In Washington later today there will be other observances. It seems very strange
that the service planned at the National Cathedral--that beautiful "House of Prayer
for All Nations" had to be cancelled because of damage done on the grounds when
a crane being used to repair damage from the recent earthquake. And since I know
Washington so well and know there is a Triathalon today, I can imagine what the
traffic will be like for the people trying to drive into the city for church or
the memorial services or whatever.

And being able to imagine triggers the memories I personally have of waking up that otherwise nondescript day like so many other in the previous year for me.

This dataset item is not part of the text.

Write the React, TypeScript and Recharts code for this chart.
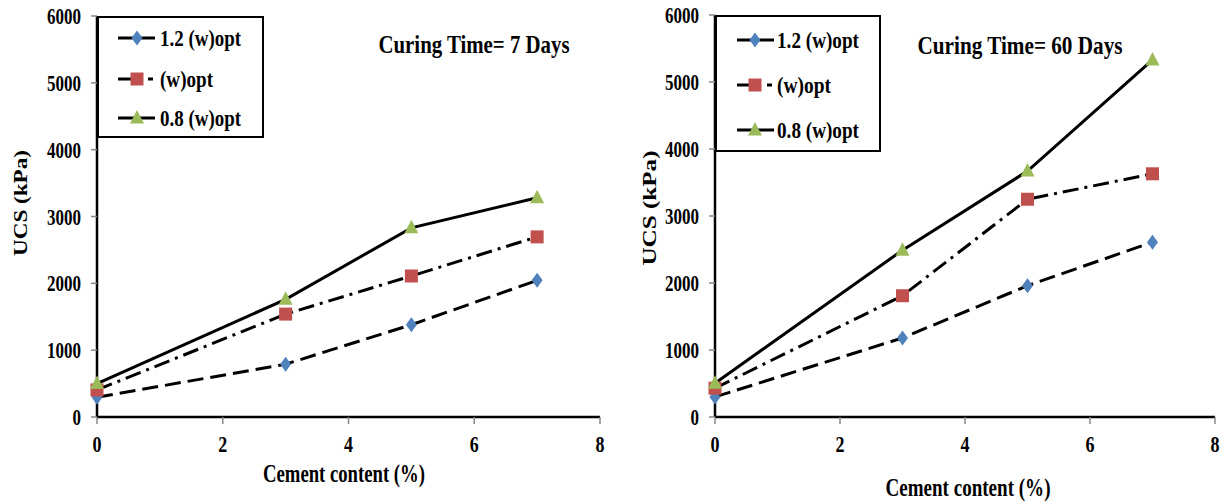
import React from "react";
import { Legend, Line, LineChart, XAxis, YAxis } from "recharts";

const cementContent = [0, 3, 5, 7];
const xTicks = [0, 2, 4, 6, 8];
const yTicks = [0, 1000, 2000, 3000, 4000, 5000, 6000];
const seriesNames = ["1.2 (w)opt", "(w)opt", "0.8 (w)opt"];

// curing time 7 days
const wet7 = [295, 790, 1380, 2045];
const opt7 = [405, 1540, 2110, 2695];
const dry7 = [500, 1760, 2830, 3280];

// curing time 60 days
const wet60 = [300, 1180, 1960, 2610];
const opt60 = [430, 1810, 3250, 3630];
const dry60 = [505, 2490, 3670, 5330];

const FONT = "'Liberation Serif', 'Times New Roman', serif";

const styles = [
    { key: "wet", color: "#4F81BD", dash: "16 7", legendDash: undefined, shape: "diamond" },
    { key: "opt", color: "#C0504D", dash: "16 6 3 6", legendDash: "14 16 5 100", shape: "square" },
    { key: "dry", color: "#9BBB59", dash: undefined, legendDash: undefined, shape: "triangle" },
];

const Marker = ({ cx, cy, shape, color }: any) => {
    if (cx == null || cy == null) return null;
    if (shape === "diamond") {
        return <path d={`M${cx},${cy - 7.5}L${cx + 5.5},${cy}L${cx},${cy + 7.5}L${cx - 5.5},${cy}Z`} fill={color} />;
    }
    if (shape === "square") {
        return <rect x={cx - 6.5} y={cy - 6.5} width={13} height={13} fill={color} />;
    }
    return <path d={`M${cx},${cy - 8}L${cx + 7},${cy + 5.5}L${cx - 7},${cy + 5.5}Z`} fill={color} />;
};

const BoldText = ({ x, y, size, len, anchor = "middle", transform, children }: any) => (
    <text
        x={x}
        y={y}
        fontFamily={FONT}
        fontWeight="bold"
        fontSize={size}
        textAnchor={anchor}
        textLength={len}
        lengthAdjust="spacingAndGlyphs"
        transform={transform}
        fill="#000"
    >
        {children}
    </text>
);

const YTick = ({ x, y, payload }: any) => (
    <BoldText x={x} y={y + 8} size={23} anchor="end" len={String(payload.value).length * 8.5}>
        {payload.value}
    </BoldText>
);

const XTick = ({ x, y, payload }: any) => (
    <BoldText x={x} y={y + 26} size={24} len={9}>
        {payload.value}
    </BoldText>
);

const LegendBox = ({ w, h, rows, lineX, markX, textX, widths }: any) => (
    <svg width={w} height={h} style={{ display: "block" }}>
        <rect x={1} y={1} width={w - 2} height={h - 2} fill="#fff" stroke="#000" strokeWidth={2} />
        {styles.map((s, i) => (
            <g key={s.key}>
                <line
                    x1={lineX[0]}
                    x2={lineX[1]}
                    y1={rows[i]}
                    y2={rows[i]}
                    stroke="#000"
                    strokeWidth={3}
                    strokeDasharray={s.legendDash}
                />
                <Marker cx={markX} cy={rows[i]} shape={s.shape} color={s.color} />
                <BoldText x={textX} y={rows[i] + 8} size={23} anchor="start" len={widths[i]}>
                    {seriesNames[i]}
                </BoldText>
            </g>
        ))}
    </svg>
);

const Panel = ({ wet, opt, dry, title, layout }: any) => {
    const data = cementContent.map((c, i) => ({ cement: c, wet: wet[i], opt: opt[i], dry: dry[i] }));
    return (
        <LineChart
            width={616}
            height={502}
            data={data}
            margin={{ top: layout.top, right: layout.right, bottom: 0, left: 0 }}
        >
            <XAxis
                dataKey="cement"
                type="number"
                domain={[0, 8]}
                ticks={xTicks}
                height={502 - 417}
                tickSize={7}
                tickMargin={2}
                tick={<XTick />}
                tickLine={{ stroke: "#888", strokeWidth: 1.5 }}
                axisLine={{ stroke: "#000", strokeWidth: 2.5 }}
            />
            <XAxis
                xAxisId="top"
                orientation="top"
                dataKey="cement"
                type="number"
                domain={[0, 8]}
                height={0}
                tick={false}
                tickLine={false}
                axisLine={{ stroke: "#000", strokeWidth: 2.5 }}
            />
            <YAxis
                domain={[0, 6000]}
                ticks={yTicks}
                width={layout.yWidth}
                tickSize={6}
                tickMargin={10}
                tick={<YTick />}
                tickLine={{ stroke: "#888", strokeWidth: 1.5 }}
                axisLine={{ stroke: "#000", strokeWidth: 2.5 }}
            />
            <YAxis
                yAxisId="right"
                orientation="right"
                domain={[0, 6000]}
                width={0}
                tick={false}
                tickLine={false}
                axisLine={{ stroke: "#000", strokeWidth: 2.5 }}
            />
            {styles.map((s) => (
                <Line
                    key={s.key}
                    dataKey={s.key}
                    type="linear"
                    stroke="#000"
                    strokeWidth={3}
                    strokeDasharray={s.dash}
                    isAnimationActive={false}
                    dot={(p: any) => <Marker key={`${s.key}-${p.index}`} cx={p.cx} cy={p.cy} shape={s.shape} color={s.color} />}
                    activeDot={false}
                    legendType="none"
                />
            ))}
            <Legend
                layout="horizontal"
                verticalAlign="middle"
                align="center"
                wrapperStyle={{ left: layout.yWidth, top: layout.top, width: layout.legend.w, height: layout.legend.h }}
                content={() => <LegendBox {...layout.legend} />}
            />
            <BoldText x={layout.title.x} y={layout.title.y} size={26} len={layout.title.len}>
                {title}
            </BoldText>
            <BoldText x={layout.xLabel.x} y={layout.xLabel.y} size={25} len={layout.xLabel.len}>
                Cement content (%)
            </BoldText>
            <BoldText
                x={layout.yLabel.x}
                y={layout.yLabel.y}
                size={19}
                len={layout.yLabel.len}
                transform={`rotate(-90 ${layout.yLabel.x} ${layout.yLabel.y})`}
            >
                UCS (kPa)
            </BoldText>
        </LineChart>
    );
};

const leftLayout = {
    top: 16,
    right: 16,
    yWidth: 97,
    legend: { w: 167, h: 122, rows: [22, 63, 102], lineX: [21, 58], markX: 40, textX: 63, widths: [81, 53, 81] },
    title: { x: 474, y: 53, len: 191 },
    xLabel: { x: 344, y: 482, len: 162 },
    yLabel: { x: 27, y: 203, len: 106 },
};

const rightLayout = {
    top: 15,
    right: 17,
    yWidth: 99,
    legend: { w: 166, h: 137, rows: [25, 70, 115], lineX: [22, 59], markX: 40, textX: 62, widths: [82, 54, 82] },
    title: { x: 404, y: 54, len: 205 },
    xLabel: { x: 352, y: 496, len: 165 },
    yLabel: { x: 40, y: 208, len: 115 },
};

const App = () => (
    <div style={{ position: "absolute", left: 0, top: 0, width: 1232, height: 502, background: "#fff" }}>
        <div style={{ position: "absolute", left: 0, top: 0 }}>
            <Panel wet={wet7} opt={opt7} dry={dry7} title="Curing Time= 7 Days" layout={leftLayout} />
        </div>
        <div style={{ position: "absolute", left: 616, top: 0 }}>
            <Panel wet={wet60} opt={opt60} dry={dry60} title="Curing Time= 60 Days" layout={rightLayout} />
        </div>
    </div>
);

export default App;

I was living in a lovely apartment in Arlington, Virginia about two miles from the Pentagon, teaching English as a Second Language in a private school near the Ballston Metro Station. I am not a morning person, so I rarely put on the radio or television when I am getting ready for work, but for some reason I turned on the TV that morning.

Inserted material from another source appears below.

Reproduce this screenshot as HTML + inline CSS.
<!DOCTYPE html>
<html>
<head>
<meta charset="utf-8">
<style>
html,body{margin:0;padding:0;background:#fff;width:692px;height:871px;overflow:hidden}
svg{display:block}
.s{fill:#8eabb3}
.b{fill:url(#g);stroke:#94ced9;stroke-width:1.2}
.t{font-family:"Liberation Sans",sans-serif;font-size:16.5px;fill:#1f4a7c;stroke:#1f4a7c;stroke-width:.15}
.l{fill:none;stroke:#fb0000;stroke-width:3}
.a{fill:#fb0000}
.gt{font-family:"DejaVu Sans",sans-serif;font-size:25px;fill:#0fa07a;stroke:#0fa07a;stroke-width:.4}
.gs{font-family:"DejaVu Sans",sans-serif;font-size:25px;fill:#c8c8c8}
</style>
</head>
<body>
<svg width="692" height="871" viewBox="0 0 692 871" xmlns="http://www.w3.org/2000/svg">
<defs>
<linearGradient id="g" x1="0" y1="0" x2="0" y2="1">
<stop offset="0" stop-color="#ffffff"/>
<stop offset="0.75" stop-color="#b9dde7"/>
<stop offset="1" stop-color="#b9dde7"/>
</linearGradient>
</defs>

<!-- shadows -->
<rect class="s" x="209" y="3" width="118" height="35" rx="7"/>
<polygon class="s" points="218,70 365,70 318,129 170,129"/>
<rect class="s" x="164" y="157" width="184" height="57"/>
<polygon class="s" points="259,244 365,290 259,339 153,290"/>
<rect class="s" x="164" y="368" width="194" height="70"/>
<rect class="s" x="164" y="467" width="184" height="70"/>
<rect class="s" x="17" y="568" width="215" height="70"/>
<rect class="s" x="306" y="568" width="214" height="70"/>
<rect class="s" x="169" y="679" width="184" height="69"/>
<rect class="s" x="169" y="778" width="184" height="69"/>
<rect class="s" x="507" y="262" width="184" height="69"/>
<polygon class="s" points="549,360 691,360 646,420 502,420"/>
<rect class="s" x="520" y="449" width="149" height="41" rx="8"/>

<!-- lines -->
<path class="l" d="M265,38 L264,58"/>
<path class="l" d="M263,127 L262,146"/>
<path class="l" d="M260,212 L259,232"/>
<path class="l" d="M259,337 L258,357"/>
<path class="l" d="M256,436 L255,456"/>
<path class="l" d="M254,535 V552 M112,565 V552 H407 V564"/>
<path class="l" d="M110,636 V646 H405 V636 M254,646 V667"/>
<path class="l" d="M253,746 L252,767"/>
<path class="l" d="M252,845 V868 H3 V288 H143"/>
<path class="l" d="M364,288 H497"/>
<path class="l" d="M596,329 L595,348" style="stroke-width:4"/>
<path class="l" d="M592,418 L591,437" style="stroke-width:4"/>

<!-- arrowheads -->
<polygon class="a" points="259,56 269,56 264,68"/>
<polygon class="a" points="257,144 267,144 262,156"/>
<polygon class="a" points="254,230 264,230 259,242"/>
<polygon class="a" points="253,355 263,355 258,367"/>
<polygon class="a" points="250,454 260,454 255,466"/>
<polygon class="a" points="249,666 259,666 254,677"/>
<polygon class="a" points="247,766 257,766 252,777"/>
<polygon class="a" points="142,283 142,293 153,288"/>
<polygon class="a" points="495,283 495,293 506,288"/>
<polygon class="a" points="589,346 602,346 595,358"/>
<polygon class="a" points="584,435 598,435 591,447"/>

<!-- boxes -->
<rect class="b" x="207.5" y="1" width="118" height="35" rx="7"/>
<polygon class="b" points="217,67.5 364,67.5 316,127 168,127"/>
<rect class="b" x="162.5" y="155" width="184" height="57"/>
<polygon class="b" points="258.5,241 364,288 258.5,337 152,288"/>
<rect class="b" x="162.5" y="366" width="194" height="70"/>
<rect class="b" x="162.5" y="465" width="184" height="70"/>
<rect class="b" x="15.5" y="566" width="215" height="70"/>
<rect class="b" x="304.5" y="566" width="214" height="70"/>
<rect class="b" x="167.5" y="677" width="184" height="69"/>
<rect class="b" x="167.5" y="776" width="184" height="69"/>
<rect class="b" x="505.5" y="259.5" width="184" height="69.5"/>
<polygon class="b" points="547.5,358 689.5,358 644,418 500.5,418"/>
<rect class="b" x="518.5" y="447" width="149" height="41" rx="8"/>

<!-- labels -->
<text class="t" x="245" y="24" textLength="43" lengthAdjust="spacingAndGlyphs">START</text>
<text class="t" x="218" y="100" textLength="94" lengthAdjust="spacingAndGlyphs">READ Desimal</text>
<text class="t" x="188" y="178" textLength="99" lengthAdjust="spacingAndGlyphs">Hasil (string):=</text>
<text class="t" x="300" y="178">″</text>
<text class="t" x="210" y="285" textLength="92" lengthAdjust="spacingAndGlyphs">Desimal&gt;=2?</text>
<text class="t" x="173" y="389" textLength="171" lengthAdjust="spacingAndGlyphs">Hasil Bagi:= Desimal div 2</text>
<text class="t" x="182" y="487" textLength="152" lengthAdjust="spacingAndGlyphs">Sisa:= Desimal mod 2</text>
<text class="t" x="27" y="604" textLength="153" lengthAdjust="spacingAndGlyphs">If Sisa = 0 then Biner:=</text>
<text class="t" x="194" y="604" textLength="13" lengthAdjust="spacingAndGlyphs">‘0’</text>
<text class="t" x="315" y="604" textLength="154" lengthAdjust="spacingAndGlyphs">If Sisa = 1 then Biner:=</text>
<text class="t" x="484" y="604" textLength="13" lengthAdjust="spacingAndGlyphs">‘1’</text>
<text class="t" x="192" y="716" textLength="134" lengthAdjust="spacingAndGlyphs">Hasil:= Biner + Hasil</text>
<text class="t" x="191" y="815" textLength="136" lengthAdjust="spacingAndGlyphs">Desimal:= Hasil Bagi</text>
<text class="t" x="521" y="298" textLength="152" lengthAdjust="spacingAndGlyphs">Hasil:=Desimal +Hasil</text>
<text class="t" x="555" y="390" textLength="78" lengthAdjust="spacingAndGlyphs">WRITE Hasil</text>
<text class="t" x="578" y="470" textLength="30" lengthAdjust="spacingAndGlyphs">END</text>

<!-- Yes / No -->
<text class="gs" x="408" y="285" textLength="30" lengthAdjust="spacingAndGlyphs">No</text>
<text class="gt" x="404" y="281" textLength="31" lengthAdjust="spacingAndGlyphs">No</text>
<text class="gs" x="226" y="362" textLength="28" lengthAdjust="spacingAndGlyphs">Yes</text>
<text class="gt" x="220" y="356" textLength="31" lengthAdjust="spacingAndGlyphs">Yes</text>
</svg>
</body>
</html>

At about 8:40 when I was getting ready to head out the door, the weatherman showed a live camera shot of the twin towers and commented on the beautiful day. he said it was perfect flying weather. Worried that I would be late, I headed to my car and made the five minute commute to the school.

In the classroom behind ours the teacher often began the day with one of the network morning shows, so he and his students were the first people to see what happened as it began to be reported. He came and told me about it and confusion reigned among the teachers and administrators for a while. The owners of the school didn't think there was a reason to cancel classes for the day until the Pentagon was hit.

Since most of the students got around by bus and on the Metro, I just told mine
to go home despite the way the owners of the school seemed not to be aware of the seriousness of what was happening.

On the way home, in shock as we all were by that time,no doubt, I mailed a letter
at one of those drive-up mail boxes on a busy street in downtown Arlington. I put
on my emergency flashers, but didn't realize until September 12th when the car wouldn't start that I neglected to turn them off.

Everyone has her or his own memories of that day and the days following. Because I have friends who were working in the Pentagon, friends who worked at the Capitol and in many other government buildings, friends who had relatives or friends working in one of the twin towers, and because I was teaching in a school where about 1/3 of the students were from pre-dominantly Moslem countries, the aftermath was particularly difficult. Not like people who lived in New York City. And not like people who were directly affected because of the loss of a family member.

And not like someone who has lost a loved one in one of the wars.

But our collective trauma and grief is affected by being able to imagine in some
small way how those who lost the most must feel.

As far as what our response should be as Christians is concerned, I remember that
my home church pastor in Washington was amazed at how many people came to church on the Sunday following September 11, 2001. That was probably true for all the other places of worship including synagogues, mosques, Sikh temples and Hindu community centers, too. Despite a tendency to react in anger and seek revenge, many people have worked hard not to act out negatively in a prejudicial way toward our fellow citizens or immigrants from other cultures.

Suspicion and distrust are sometimes still acted out in hurtful ways, though. And
the troops have not all returned home yet. There are continuing questions concerning what will happen in the nations engulfed by armed conflict and civil strife, too.

It's one thing to ask what our response should be as Christians and it's another
thing to consider what our response as a nation should be.

We may be a nation whose people are predominantly Christian, but our Founders made sure that we would strive to be a nation where people of all ethnic groups and all faiths would be welcome. Our pride in the ideals of the Founders sometimes does not reflect the failures to live up to those ideals from the very beginning when
our Constitution allowed the slavery that existed to be continued.

Robert Frost once wrote, "Something there is that does not love a wall . . ." And
I think there is also "something" that does not love liberty, free enterprise and
equal opportunity. Thank God there is also "something" that does not love injustice,
oppression, terrorism, totalitarianism and murder.

Someone once wrote or said that there is nothing worth killing someone for, but
there are things worth dying for. That may be debatable, but the bottom line for
me is that it really would be wonderful if by now we were able to live in peace.
If we could only figure out how.

As Rodney King asked, "Can we get along?"

"Let's try to work it out.".

Does violence and the threat of violence have to be the only way we can guarantee
"peace."

Peace is characterized by wholeness beyond just the lack of violence. It is a state
where there is nothing missing, no freedom denied, the opportunity to have a roof
over your head and food on the table for you and your family. Peace allows everyone to live in harmony, respecting even those who do not agree with you or who look at the world in a very different way.

Human beings always have to work for peace when there are threats. And even when things seem to be going along beautifully and smoothly like they were before 9 am on September 11, 2001, there can be threats to peace and security lurking in the unknown.

So in whom can we trust?

On our some of our currency it is written, "In God we trust." That's a lovely motto,
although there are some who challenge it. Some people don't even believe in God
and there are many ideas about God and how to trust God.

We all just have to decide for ourselves as individuals and as a nation. But hopefully we can choose love as our governing principal and live out that love as our response to all that we remember this day and every day.